- _Your task_:
Scan the entries below for the word "would". Copy each line that has it.

- _Supplied material_:
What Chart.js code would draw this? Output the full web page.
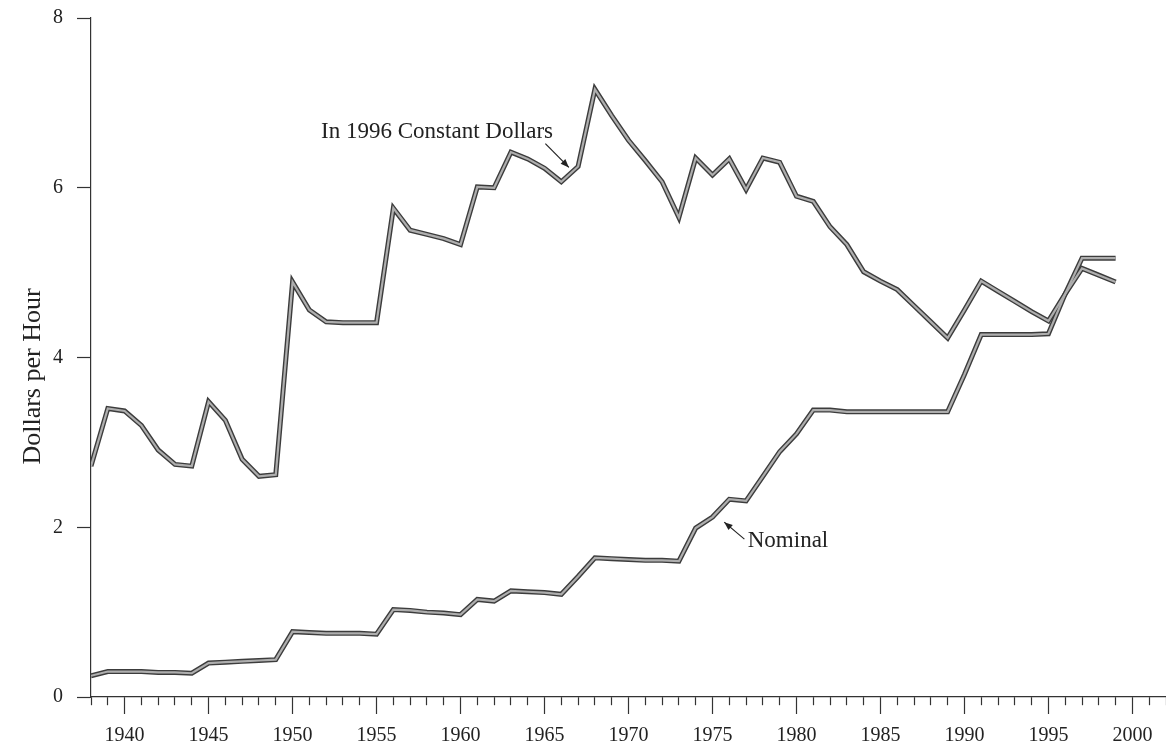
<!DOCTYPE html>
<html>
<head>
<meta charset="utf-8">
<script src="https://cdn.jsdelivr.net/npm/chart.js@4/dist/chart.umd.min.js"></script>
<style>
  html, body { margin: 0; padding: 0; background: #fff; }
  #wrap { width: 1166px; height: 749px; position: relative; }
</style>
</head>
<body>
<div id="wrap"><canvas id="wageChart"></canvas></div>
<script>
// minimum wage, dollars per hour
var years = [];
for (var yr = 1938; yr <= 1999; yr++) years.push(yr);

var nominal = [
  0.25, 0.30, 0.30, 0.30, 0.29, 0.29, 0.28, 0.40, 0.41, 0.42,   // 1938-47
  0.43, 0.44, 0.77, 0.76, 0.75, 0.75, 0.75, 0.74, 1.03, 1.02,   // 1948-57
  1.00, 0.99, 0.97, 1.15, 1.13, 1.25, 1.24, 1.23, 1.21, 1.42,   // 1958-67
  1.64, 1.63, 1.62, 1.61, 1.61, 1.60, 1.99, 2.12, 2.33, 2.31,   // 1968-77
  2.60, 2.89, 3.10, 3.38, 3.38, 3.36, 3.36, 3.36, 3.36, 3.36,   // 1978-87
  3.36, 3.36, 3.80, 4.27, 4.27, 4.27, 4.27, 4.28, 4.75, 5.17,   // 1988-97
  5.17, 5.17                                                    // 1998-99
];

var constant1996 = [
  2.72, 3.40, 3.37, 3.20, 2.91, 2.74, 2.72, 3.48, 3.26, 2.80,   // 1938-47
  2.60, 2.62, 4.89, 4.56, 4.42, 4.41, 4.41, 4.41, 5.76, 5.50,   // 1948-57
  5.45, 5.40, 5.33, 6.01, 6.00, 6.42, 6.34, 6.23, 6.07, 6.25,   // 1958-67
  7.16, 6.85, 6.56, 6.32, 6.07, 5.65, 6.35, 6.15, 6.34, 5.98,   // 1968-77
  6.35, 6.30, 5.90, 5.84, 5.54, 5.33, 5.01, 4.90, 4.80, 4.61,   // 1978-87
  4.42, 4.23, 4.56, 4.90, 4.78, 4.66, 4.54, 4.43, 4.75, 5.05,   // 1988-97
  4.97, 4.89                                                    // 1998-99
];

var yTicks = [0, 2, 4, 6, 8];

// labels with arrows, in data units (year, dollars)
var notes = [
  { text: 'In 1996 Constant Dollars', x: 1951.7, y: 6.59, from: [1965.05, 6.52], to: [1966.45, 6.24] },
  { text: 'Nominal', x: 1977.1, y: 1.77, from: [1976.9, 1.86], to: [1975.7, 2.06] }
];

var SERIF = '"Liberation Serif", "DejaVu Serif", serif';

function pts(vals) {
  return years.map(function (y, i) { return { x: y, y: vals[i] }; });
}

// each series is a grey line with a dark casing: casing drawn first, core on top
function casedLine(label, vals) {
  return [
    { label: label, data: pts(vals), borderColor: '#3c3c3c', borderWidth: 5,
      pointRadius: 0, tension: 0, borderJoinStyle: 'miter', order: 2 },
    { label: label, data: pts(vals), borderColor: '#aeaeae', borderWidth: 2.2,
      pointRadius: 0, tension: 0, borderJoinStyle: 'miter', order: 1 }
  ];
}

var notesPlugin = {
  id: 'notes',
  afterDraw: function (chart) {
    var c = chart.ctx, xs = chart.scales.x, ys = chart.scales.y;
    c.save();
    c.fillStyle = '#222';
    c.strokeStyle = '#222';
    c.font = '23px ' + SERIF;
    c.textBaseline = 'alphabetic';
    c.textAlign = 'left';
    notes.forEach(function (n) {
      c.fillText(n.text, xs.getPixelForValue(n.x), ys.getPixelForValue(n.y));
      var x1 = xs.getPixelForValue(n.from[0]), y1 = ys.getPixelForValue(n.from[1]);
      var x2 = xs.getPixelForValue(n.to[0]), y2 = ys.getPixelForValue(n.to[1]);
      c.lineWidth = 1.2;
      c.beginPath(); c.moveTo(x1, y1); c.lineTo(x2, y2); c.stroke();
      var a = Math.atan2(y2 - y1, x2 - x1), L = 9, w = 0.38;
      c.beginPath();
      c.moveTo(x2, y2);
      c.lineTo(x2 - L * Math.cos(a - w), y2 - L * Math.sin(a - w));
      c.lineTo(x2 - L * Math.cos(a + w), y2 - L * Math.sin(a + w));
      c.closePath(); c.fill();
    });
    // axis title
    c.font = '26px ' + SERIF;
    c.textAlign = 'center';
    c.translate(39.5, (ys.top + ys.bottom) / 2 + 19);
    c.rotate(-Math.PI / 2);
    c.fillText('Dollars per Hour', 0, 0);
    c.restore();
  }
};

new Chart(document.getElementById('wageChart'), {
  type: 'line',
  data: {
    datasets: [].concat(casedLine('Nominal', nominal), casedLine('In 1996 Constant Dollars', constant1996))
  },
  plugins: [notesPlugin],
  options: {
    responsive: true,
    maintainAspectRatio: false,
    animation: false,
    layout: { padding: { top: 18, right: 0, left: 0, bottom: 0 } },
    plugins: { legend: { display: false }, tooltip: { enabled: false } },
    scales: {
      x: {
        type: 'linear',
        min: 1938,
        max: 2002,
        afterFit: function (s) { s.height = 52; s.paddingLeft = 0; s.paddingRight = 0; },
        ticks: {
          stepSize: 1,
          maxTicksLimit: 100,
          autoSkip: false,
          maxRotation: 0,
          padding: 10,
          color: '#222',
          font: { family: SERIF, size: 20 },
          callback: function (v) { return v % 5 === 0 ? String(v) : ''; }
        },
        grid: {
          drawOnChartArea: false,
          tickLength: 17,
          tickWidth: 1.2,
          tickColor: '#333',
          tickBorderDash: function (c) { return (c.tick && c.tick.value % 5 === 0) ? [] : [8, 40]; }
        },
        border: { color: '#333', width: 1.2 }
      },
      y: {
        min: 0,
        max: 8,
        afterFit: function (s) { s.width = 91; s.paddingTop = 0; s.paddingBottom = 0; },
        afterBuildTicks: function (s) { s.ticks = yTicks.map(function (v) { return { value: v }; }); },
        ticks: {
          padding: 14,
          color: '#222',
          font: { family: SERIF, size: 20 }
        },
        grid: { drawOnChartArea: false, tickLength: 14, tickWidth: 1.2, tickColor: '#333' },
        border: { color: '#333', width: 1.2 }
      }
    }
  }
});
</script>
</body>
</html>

...

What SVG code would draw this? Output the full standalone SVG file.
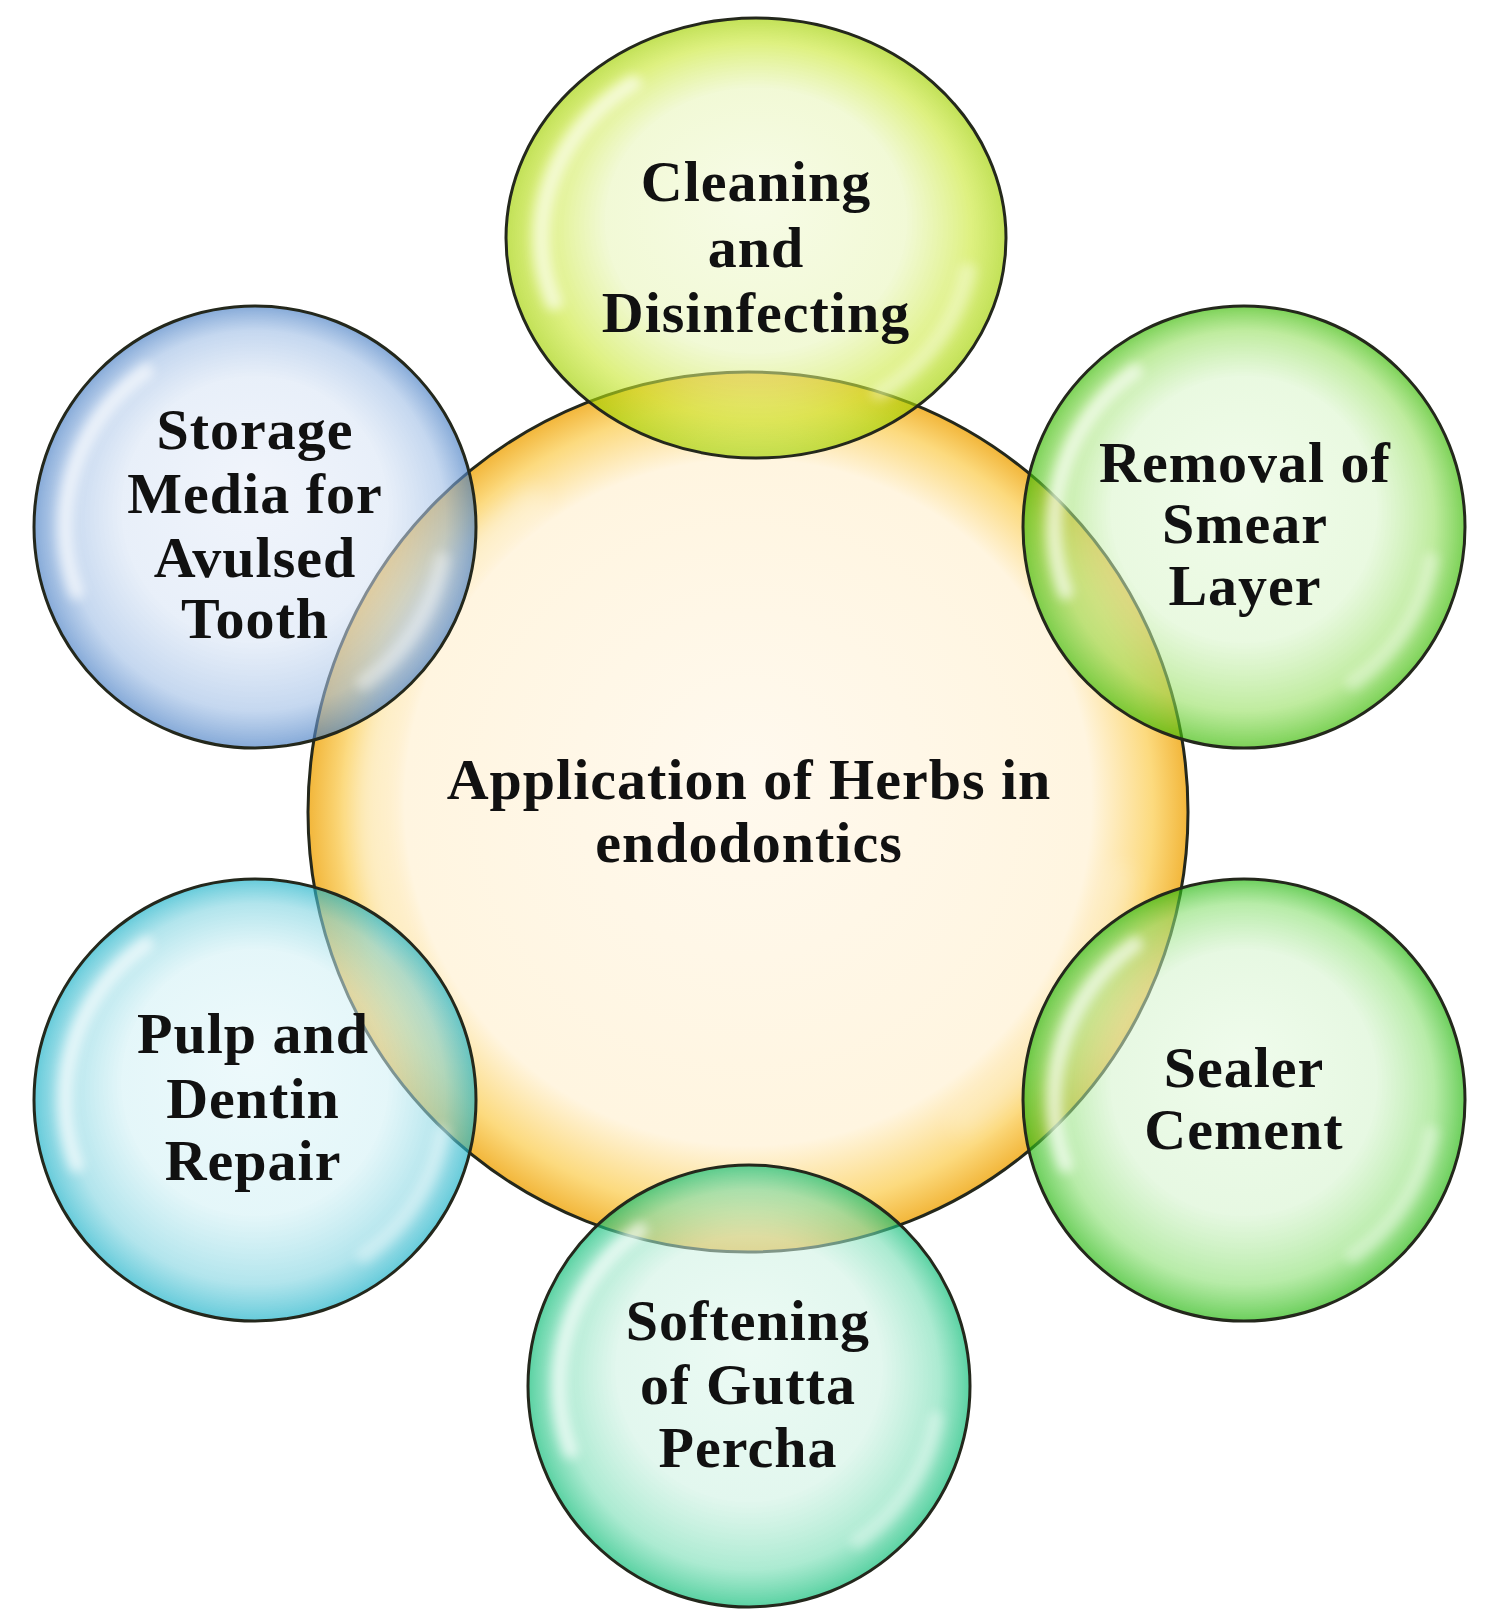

- _Response to the task_:
What Chart.js code would draw this? Output the full web page.
What SVG code would draw this? Output the full standalone SVG file.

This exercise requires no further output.